It’s reasonable to get angry when your child is rude or disrespectful. But if you’re on the brink of losing control of your emotions, walk away.

Tell your child that you’re angry, and that you’ll address the situation later. This way, you won’t say or do anything you’ll regret later on.

Take 10 to 15 minutes to collect your thoughts and decide on an appropriate response. When you’ve calmed down – by that time, your child will be calmer too – start the discussion afresh.

2. Nag/scold less, and listen more.

Tweens and teens complain to me that their parents just don’t listen to them. When they try to explain their point of view, their parents often respond by saying:

  • “Don’t argue with me.”
  • “I know what’s best for you.”
  • “When I was your age …”
  • “Why are you being so difficult?”
  • “When you grow up, you’ll understand …”

These responses cause children to become even more defiant.

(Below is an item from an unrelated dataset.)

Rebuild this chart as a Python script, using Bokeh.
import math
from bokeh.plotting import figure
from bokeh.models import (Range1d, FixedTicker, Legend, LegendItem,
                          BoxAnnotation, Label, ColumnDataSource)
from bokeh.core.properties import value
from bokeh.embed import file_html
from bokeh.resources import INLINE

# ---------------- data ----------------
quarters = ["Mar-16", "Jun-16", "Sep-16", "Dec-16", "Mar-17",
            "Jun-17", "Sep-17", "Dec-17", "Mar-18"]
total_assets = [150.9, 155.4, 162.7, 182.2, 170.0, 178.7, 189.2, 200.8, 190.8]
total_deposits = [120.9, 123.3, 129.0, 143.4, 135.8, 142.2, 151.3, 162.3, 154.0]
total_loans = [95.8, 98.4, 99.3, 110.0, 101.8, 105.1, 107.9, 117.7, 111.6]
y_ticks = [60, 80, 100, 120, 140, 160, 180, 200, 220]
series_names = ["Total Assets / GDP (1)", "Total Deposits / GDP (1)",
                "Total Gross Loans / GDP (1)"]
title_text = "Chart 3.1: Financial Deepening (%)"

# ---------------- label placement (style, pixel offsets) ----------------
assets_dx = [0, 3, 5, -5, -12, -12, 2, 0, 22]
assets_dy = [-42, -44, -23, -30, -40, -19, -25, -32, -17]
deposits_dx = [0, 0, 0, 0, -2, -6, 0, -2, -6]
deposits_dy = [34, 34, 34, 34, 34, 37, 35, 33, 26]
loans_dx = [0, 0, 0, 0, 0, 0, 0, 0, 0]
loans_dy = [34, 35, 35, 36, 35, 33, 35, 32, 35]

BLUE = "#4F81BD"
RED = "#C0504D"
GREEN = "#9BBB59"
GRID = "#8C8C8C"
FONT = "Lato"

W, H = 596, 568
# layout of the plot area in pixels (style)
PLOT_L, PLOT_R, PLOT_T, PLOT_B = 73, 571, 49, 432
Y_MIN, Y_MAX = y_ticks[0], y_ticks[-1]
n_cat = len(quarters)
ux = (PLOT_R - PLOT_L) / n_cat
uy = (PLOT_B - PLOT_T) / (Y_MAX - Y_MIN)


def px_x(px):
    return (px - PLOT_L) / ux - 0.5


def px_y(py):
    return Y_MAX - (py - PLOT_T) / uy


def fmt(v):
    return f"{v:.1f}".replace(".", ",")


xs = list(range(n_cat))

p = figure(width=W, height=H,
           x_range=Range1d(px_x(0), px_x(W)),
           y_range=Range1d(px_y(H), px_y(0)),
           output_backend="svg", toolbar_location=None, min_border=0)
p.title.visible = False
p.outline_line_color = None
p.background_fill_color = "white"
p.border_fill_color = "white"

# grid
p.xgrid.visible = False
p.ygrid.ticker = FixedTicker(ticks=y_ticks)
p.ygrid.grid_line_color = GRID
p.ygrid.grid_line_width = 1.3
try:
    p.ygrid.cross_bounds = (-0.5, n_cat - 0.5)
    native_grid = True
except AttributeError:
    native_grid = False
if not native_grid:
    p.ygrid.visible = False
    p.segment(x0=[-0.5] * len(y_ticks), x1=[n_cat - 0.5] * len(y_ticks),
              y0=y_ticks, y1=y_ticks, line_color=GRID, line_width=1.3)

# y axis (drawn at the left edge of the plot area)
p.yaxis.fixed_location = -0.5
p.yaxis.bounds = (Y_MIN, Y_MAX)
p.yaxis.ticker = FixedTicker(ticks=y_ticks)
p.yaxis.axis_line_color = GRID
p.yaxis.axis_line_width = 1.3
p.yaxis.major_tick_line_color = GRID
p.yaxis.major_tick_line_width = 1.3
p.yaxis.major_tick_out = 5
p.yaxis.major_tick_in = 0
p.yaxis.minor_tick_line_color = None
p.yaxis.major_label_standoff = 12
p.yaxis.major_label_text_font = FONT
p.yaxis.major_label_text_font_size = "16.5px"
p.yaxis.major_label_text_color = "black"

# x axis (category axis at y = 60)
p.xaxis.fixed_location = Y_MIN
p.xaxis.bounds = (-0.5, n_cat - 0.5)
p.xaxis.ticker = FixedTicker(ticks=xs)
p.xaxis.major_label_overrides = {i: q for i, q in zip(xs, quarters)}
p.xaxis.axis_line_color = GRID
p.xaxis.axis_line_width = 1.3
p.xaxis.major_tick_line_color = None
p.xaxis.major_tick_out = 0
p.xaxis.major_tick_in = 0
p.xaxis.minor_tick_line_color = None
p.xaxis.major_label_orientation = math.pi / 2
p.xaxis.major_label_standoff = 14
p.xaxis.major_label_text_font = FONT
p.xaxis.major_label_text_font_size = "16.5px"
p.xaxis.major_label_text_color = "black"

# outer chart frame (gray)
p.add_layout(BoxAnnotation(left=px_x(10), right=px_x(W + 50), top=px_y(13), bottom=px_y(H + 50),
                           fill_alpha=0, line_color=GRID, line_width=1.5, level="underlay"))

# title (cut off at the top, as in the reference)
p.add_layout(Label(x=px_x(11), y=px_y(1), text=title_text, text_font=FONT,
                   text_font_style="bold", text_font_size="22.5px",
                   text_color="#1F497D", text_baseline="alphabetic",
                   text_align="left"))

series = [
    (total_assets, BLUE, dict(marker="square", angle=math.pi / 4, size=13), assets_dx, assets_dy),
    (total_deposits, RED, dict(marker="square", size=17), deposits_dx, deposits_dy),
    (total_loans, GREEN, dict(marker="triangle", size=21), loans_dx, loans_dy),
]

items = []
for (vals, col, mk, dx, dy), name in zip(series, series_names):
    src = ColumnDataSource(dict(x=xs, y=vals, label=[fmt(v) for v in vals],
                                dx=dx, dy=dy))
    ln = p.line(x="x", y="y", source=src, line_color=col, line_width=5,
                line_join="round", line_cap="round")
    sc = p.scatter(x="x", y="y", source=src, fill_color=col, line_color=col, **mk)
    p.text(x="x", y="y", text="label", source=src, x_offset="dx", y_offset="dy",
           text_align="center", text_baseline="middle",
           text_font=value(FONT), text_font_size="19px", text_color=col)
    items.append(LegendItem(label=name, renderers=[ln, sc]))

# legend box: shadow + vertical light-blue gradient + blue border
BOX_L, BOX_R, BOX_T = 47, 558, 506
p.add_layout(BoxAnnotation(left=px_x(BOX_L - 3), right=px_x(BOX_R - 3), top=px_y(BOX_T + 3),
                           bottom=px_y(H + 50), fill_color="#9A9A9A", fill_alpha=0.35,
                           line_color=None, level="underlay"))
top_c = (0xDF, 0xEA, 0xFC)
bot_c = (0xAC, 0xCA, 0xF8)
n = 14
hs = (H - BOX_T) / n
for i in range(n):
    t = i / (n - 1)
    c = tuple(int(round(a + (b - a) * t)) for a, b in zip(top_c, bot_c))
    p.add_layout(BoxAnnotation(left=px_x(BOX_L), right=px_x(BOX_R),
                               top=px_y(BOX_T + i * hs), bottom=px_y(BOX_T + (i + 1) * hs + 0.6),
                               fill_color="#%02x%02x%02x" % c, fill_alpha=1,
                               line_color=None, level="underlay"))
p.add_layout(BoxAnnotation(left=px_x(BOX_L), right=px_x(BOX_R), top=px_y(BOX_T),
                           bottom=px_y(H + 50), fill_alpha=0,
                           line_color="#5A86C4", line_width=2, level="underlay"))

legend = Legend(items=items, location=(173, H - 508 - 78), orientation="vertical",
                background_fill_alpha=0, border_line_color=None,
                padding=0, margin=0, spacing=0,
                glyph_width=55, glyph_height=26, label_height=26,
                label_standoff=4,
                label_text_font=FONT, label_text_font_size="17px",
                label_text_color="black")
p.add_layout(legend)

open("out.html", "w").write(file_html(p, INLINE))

Instead of nagging and scolding, trying really listening. Ask your child about her thoughts and opinions. Ask her how she feels. Ask her what she thinks you can do to be a better parent.

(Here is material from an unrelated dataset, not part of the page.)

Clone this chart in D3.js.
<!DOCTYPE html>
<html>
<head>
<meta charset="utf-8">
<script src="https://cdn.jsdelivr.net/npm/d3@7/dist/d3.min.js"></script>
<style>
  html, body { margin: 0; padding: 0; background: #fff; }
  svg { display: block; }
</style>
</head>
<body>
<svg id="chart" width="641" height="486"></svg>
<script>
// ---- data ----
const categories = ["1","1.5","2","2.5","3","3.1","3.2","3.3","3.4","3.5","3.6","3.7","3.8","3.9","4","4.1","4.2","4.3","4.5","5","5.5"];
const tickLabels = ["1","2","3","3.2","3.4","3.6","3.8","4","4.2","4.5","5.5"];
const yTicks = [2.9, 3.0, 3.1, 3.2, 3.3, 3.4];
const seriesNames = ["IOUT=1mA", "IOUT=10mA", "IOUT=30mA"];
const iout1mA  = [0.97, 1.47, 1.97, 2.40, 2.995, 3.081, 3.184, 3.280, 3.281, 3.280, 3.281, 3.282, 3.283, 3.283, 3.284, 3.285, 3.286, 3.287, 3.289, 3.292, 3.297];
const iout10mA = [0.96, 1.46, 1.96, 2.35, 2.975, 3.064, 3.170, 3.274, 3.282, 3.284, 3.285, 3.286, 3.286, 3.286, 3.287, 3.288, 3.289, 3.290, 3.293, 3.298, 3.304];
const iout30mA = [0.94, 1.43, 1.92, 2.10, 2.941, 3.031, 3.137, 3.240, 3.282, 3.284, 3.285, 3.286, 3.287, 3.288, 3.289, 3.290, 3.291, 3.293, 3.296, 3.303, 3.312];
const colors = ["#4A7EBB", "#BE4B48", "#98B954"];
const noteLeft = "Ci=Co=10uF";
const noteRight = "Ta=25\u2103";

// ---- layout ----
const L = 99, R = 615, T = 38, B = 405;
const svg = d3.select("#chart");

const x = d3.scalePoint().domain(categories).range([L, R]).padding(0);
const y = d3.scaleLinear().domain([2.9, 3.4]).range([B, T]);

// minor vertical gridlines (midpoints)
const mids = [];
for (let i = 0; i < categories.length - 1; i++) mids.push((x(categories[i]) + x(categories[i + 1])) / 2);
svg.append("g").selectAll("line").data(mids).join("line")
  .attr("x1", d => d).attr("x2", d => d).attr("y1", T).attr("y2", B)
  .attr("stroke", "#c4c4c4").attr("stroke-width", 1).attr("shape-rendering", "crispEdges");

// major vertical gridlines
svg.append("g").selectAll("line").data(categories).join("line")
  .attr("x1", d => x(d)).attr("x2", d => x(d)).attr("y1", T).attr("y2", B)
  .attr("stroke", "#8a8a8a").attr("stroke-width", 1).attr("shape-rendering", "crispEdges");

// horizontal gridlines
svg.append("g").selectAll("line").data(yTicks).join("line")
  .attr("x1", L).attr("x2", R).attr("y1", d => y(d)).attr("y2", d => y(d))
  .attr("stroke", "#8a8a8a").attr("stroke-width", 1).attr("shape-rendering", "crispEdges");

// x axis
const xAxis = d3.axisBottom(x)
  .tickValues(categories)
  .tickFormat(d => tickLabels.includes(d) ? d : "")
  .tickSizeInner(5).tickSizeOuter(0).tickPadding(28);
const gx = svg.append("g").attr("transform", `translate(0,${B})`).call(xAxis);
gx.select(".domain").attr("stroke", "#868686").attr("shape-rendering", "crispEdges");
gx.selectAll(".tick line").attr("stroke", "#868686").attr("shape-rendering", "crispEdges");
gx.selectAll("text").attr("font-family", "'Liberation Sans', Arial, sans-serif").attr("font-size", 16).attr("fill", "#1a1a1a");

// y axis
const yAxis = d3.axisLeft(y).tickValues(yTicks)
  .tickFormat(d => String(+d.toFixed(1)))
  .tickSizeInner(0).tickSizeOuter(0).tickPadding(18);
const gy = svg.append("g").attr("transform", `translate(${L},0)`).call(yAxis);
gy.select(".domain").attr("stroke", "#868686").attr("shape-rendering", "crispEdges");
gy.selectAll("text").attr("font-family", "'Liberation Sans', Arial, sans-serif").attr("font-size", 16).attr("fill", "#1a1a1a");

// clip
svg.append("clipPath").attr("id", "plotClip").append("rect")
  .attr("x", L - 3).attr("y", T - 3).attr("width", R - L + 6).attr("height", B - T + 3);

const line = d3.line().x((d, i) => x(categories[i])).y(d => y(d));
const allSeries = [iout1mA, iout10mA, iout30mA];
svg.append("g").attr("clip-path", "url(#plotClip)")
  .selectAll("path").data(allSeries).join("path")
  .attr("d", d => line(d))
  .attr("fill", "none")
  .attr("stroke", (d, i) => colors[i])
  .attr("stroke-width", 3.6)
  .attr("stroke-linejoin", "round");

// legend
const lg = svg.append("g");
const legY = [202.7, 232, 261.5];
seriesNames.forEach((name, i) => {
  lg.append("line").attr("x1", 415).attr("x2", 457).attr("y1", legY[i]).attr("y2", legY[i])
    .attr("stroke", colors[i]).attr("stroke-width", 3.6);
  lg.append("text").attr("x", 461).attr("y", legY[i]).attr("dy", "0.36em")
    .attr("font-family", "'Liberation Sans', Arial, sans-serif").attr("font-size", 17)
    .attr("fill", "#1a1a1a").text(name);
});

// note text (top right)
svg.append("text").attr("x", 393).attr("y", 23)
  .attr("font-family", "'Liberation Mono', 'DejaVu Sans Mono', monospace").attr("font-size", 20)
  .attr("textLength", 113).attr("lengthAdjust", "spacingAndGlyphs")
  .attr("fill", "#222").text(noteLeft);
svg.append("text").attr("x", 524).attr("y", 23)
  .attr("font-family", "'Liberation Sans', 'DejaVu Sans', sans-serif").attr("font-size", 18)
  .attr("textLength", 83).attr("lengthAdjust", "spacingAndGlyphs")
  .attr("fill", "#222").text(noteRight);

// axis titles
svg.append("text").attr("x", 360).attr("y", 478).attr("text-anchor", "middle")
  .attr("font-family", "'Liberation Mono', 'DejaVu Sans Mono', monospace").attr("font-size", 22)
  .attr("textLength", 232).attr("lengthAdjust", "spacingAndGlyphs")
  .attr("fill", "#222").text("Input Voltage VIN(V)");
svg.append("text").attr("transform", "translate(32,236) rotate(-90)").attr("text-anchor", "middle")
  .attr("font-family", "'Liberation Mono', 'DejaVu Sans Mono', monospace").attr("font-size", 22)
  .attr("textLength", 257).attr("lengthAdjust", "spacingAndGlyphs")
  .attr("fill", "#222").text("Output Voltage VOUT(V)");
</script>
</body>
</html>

Then listen without judging or criticizing.

Gradually, you’ll get to the root of her rebellious behavior.

For a start, I recommend that you have 30 minutes of no nagging/scolding time every day. This could be the first 30 minutes after your child wakes up, or during dinner.

In this way, you’ll learn to kick your nagging/scolding habit and create a more pleasant home environment.

3. Acknowledge your child’s good behavior.

If you have a defiant child, you may feel like this is impossible to do. After all, it seems like she’s making unwise decisions and behaving irresponsibly every single day, right?

But the more you focus on a specific behavior, the more she’ll display that behavior. 

If you point out her bad behavior day after day, that bad behavior will multiply. On the other hand, if you acknowledge her good behavior, that good behavior will multiply too.

For example, if you see her doing something thoughtful, smile at her and say, “That’s thoughtful of you.” She’ll appreciate this little compliment more than you expect.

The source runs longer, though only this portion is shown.